I even went to the exact line of speedtest.py as mentioned Broken DAG error, line 156, it seems fine and runs fine when I put in in the python interpreter.

try:
    import __builtin__
except ImportError:
    import builtins
    from io import TextIOWrapper, FileIO

So, how do I diagnose this? Seems like a package import problem of some sort

Edit: If it helps here is my directory and import structure for my_dag.py

- airflow
  - dags
    - tasks
      - get_configs.py
      - get_taargets.py
      - push_targets.py  (speedtest is imported here)
    - my_dag.py

The import sequence of tasks in the dag file are as follows:

from datetime import timedelta
# The DAG object; we'll need this to instantiate a DAG
from airflow import DAG
# Operators; we need this to operate!
from airflow.operators.python import PythonOperator
from airflow.operators.dummy import DummyOperator
from tasks.get_configs import get_configs
from tasks.get_targets import get_targets
from tasks.push_targets import push_targets

...

Solution

  • The Airflow StreamLogWriter (and other log-related facilities) do not implement the fileno method expected by "standard" Python (I/O) log facility clients (confirmed by a todo comment). The problem here happens also when enabling the faulthandler standard library in an Airflow task.

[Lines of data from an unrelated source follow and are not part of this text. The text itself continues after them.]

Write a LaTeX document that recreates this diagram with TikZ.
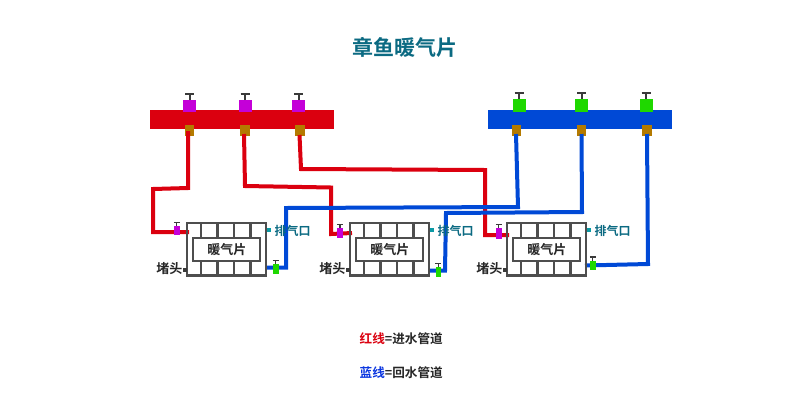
\documentclass[tikz,border=0pt]{standalone}
\usepackage{fontspec}
\setmainfont{Noto Sans CJK SC}[BoldFont={Noto Sans CJK SC Bold}]
\definecolor{pipered}{HTML}{DB000F}
\definecolor{pipeblue}{HTML}{0049D6}
\definecolor{vmag}{HTML}{C400D8}
\definecolor{vgreen}{HTML}{1FD800}
\definecolor{brass}{HTML}{B47A00}
\definecolor{tealt}{HTML}{0B6A82}
\definecolor{tealp}{HTML}{0A9AA5}
\definecolor{dk}{HTML}{3A3A3A}
\definecolor{legblue}{HTML}{0A35E0}
\tikzset{
 x=1pt,y=-1pt,
 box/.style={inner sep=0,outer sep=0,draw=none,anchor=north west},
 redpipe/.style={draw=pipered,line width=4pt,miter limit=10},
 bluepipe/.style={draw=pipeblue,line width=4pt,miter limit=10},
 lbl/.style={font=\bfseries\fontsize{13}{13}\selectfont,text=black!85,inner sep=0},
 leg/.style={font=\bfseries\fontsize{12.6}{13}\selectfont,text=black!85,inner sep=0},
 vent/.style={font=\bfseries\fontsize{12}{12}\selectfont,text=tealt,inner sep=0},
 handle/.style={draw=dk,line width=2pt},
 rad/.style={draw=dk!90,line width=2.2pt},
}
\newcommand{\rect}[6]{\node[box,fill=#2,minimum width=#5pt-#3pt,minimum height=#6pt-#4pt] (#1) at (#3,#4) {};}
\newcommand{\bigvalve}[6]{% name colour x1 y1 x2 y2
 \rect{#1}{#2}{#3}{#4}{#5}{#6}
 \draw[handle] (#1.north) -- ++(0,-6);
 \draw[handle,line width=2.4pt] ([xshift=-4.5pt,yshift=6pt]#1.north) -- ([xshift=4.5pt,yshift=6pt]#1.north);}
\newcommand{\smallvalve}[6]{%
 \rect{#1}{#2}{#3}{#4}{#5}{#6}
 \draw[handle,line width=1.2pt] (#1.north) -- ++(0,-3.5);
 \draw[handle,line width=1.4pt] ([xshift=-3pt,yshift=3.5pt]#1.north) -- ([xshift=3pt,yshift=3.5pt]#1.north);}
\newcommand{\radiator}[2]{% name, left x
 \begin{scope}[shift={(#2,0)}]
 \node[box,rad,minimum width=79pt,minimum height=52.5pt] (#1) at (0,223) {};
 \foreach \v in {14,30.5,47,63.5}{
  \draw[rad] (\v,223) -- (\v,275.5);}
 \node[box,rad,fill=white,minimum width=67pt,minimum height=23.5pt] (#1in) at (6.3,237.7) {};
 \node[lbl] at (#1in.center) {暖气片};
 \node[box,fill=tealp,minimum width=4pt,minimum height=3.5pt] (#1vent) at (80,228) {};
 \node[box,fill=dk,minimum width=4pt,minimum height=3.5pt] (#1plug) at (-4,268) {};
 \node[vent,anchor=west] at (87.5,230.5) {排气口};
 \node[lbl,anchor=east] at (-4.5,269) {堵头};
 \end{scope}}
\begin{document}
\begin{tikzpicture}
\useasboundingbox (0,0) rectangle (800,400);
\fill[white] (0,0) rectangle (800,400);
\node[font=\bfseries\fontsize{21}{21}\selectfont,text=tealt,inner sep=0] (title) at (404.5,47) {章鱼暖气片};

% named connector ends
\coordinate (r1a) at (188,131); \coordinate (r1e) at (189,232);
\coordinate (r2a) at (244,134); \coordinate (r2e) at (352,233);
\coordinate (r3a) at (299.5,135); \coordinate (r3e) at (509,235);
\coordinate (b1a) at (516,134); \coordinate (b1e) at (265,267.5);
\coordinate (b2a) at (581.5,134); \coordinate (b2e) at (428,270.5);
\coordinate (b3a) at (647,134); \coordinate (b3e) at (585,265.5);

% manifolds
\rect{rbar}{pipered}{150}{109.5}{334}{128.5}
\rect{bbar}{pipeblue}{487.5}{109.5}{671.5}{128.5}
\bigvalve{rv1}{vmag}{183}{100}{196}{112}
\bigvalve{rv2}{vmag}{238.5}{100}{251.5}{112}
\bigvalve{rv3}{vmag}{292}{100}{305}{112}
\bigvalve{bv1}{vgreen}{512.5}{99}{525.5}{111.5}
\bigvalve{bv2}{vgreen}{575}{99}{588}{111.5}
\bigvalve{bv3}{vgreen}{639.5}{99}{652.5}{111.5}
\rect{rs1}{brass}{184.5}{124.5}{194}{135.5}
\rect{rs2}{brass}{240}{124.5}{249.5}{135.5}
\rect{rs3}{brass}{295}{124.5}{304.5}{135.5}
\rect{bs1}{brass}{511.5}{124.5}{521}{135.5}
\rect{bs2}{brass}{576.5}{124.5}{586}{135.5}
\rect{bs3}{brass}{642}{124.5}{651.5}{135.5}

% pipes
\draw[redpipe] (r1a) -- (188,188) -- (153,189) -- (153,232) -- (r1e);
\draw[redpipe] (r2a) -- (245,186) -- (331,187.5) -- (331,234) -- (r2e);
\draw[redpipe] (r3a) -- (301,169) -- (485,170) -- (485,235) -- (r3e);
\draw[bluepipe] (b1a) -- (518,207) -- (286,208) -- (286,267.5) -- (b1e);
\draw[bluepipe] (b2a) -- (582,212) -- (446,213) -- (445,270.5) -- (b2e);
\draw[bluepipe] (b3a) -- (648,264) -- (b3e);

\radiator{ra}{187}
\radiator{rb}{350}
\radiator{rc}{507}

\smallvalve{sm1}{vmag}{174}{226}{179.5}{235}
\smallvalve{sg1}{vgreen}{272.5}{264}{278.5}{273.5}
\smallvalve{sm2}{vmag}{337}{228}{343}{238}
\smallvalve{sg2}{vgreen}{435.5}{267}{441}{276.5}
\smallvalve{sm3}{vmag}{496}{228}{501.5}{238.5}
\smallvalve{sg3}{vgreen}{589.5}{260.5}{596}{270}

\node[leg,anchor=west] (lg1) at (359.5,339) {\textcolor{pipered}{红线}=进水管道};
\node[leg,anchor=west] (lg2) at (359.5,372.5) {\textcolor{legblue}{蓝线}=回水管道};
\end{tikzpicture}
\end{document}
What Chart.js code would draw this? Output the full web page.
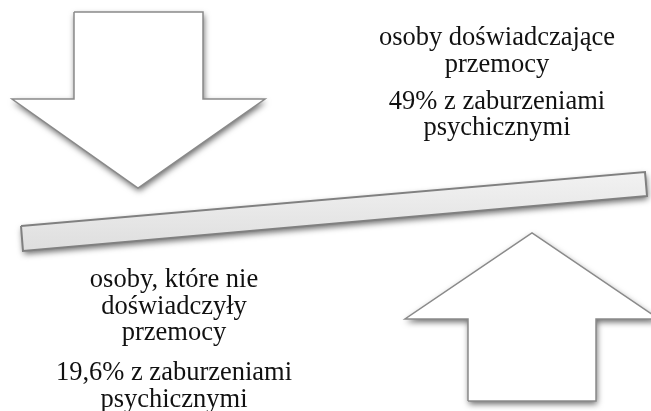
<!DOCTYPE html>
<html>
<head>
<meta charset="utf-8">
<script src="https://cdn.jsdelivr.net/npm/chart.js@4.4.0/dist/chart.umd.min.js"></script>
<style>
    body { margin: 0; background: #fff; }
    #wrap { width: 651px; height: 411px; }
</style>
</head>
<body>
<div id="wrap"><canvas id="balanceChart"></canvas></div>
<script>
// Wartości (odsetek osób z zaburzeniami psychicznymi)
const groups = ['osoby doświadczające przemocy', 'osoby, które nie doświadczyły przemocy'];
const shares = [49, 19.6];

// Kształty diagramu (współrzędne w jednostkach osi)
const downArrowX = [74, 203, 203, 265, 138, 12, 74, 74];
const downArrowY = [12, 12, 99, 99, 188, 99, 99, 12];
const upArrowX = [468, 596, 596, 659, 532, 405, 468, 468];
const upArrowY = [401, 401, 319, 319, 233, 319, 319, 401];
const beamX = [21, 645, 647, 23, 21];
const beamY = [226, 172, 196, 251, 226];

// Teksty
const topLines = ['osoby doświadczające', 'przemocy', shares[0] + '% z zaburzeniami', 'psychicznymi'];
const bottomLines = ['osoby, które nie', 'doświadczyły', 'przemocy',
    String(shares[1]).replace('.', ',') + '% z zaburzeniami', 'psychicznymi'];

function toPoints(xs, ys) {
    return xs.map((x, i) => ({ x: x, y: ys[i] }));
}

// Cień pod kształtami
const shadowPlugin = {
    id: 'shadowPlugin',
    beforeDatasetsDraw(chart) {
        const ctx = chart.ctx;
        chart.data.datasets.forEach((ds, i) => {
            const meta = chart.getDatasetMeta(i);
            ctx.save();
            ctx.shadowColor = 'rgba(0,0,0,0.6)';
            ctx.shadowBlur = 6;
            ctx.shadowOffsetX = 1;
            ctx.shadowOffsetY = 3;
            ctx.beginPath();
            meta.data.forEach((p, j) => {
                if (j === 0) ctx.moveTo(p.x, p.y); else ctx.lineTo(p.x, p.y);
            });
            ctx.closePath();
            ctx.fillStyle = '#ffffff';
            ctx.fill();
            ctx.restore();
        });
    }
};

// Podpisy
const textPlugin = {
    id: 'textPlugin',
    afterDatasetsDraw(chart) {
        const ctx = chart.ctx;
        const sx = chart.scales.x;
        const sy = chart.scales.y;
        ctx.save();
        ctx.fillStyle = '#111';
        ctx.textAlign = 'center';
        ctx.textBaseline = 'middle';
        ctx.font = '26.5px "Liberation Serif", "Times New Roman", serif';
        const topY = [38, 65, 102, 128];
        topLines.forEach((t, i) => ctx.fillText(t, sx.getPixelForValue(497), sy.getPixelForValue(topY[i])));
        const botY = [280, 307, 333, 373, 400];
        bottomLines.forEach((t, i) => ctx.fillText(t, sx.getPixelForValue(174), sy.getPixelForValue(botY[i])));
        ctx.restore();
    }
};

function beamFill(context) {
    const area = context.chart.chartArea;
    if (!area) return '#e5e5e5';
    const y = context.chart.scales.y;
    const g = context.chart.ctx.createLinearGradient(0, y.getPixelForValue(172), 0, y.getPixelForValue(251));
    g.addColorStop(0, '#f2f2f2');
    g.addColorStop(1, '#dedede');
    return g;
}

const ctx = document.getElementById('balanceChart').getContext('2d');
const balanceChart = new Chart(ctx, {
    type: 'line',
    data: {
        datasets: [{
            label: groups[0],
            data: toPoints(downArrowX, downArrowY),
            borderColor: '#8a8a8a',
            backgroundColor: '#ffffff',
            borderWidth: 1.5,
            fill: 'shape'
        }, {
            label: groups[1],
            data: toPoints(upArrowX, upArrowY),
            borderColor: '#8a8a8a',
            backgroundColor: '#ffffff',
            borderWidth: 1.5,
            fill: 'shape'
        }, {
            label: 'belka',
            data: toPoints(beamX, beamY),
            borderColor: '#808080',
            backgroundColor: beamFill,
            borderWidth: 2,
            fill: 'shape'
        }]
    },
    options: {
        responsive: true,
        maintainAspectRatio: false,
        animation: false,
        layout: { padding: 0 },
        elements: {
            point: { radius: 0, hoverRadius: 0 },
            line: { tension: 0, borderJoinStyle: 'miter' }
        },
        plugins: {
            legend: { display: false },
            tooltip: { enabled: false }
        },
        scales: {
            x: { type: 'linear', min: 0, max: 651, display: false },
            y: { type: 'linear', min: 0, max: 411, reverse: true, display: false }
        }
    },
    plugins: [shadowPlugin, textPlugin]
});
</script>
</body>
</html>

    So what to do at this point? Aside opening an issue or sending a PR to Airflow, it is really case by case. In the speedtest-cli situation, it may be necessary to isolate the function calling fileno, and try to "replace" it (e.g. forking the library, changing the function if it can be isolated and injected, perhaps choosing a configuration that does not use that part of the code).

    In my particular case, there is no way to bypass the code, and a fork was the most straightforward method.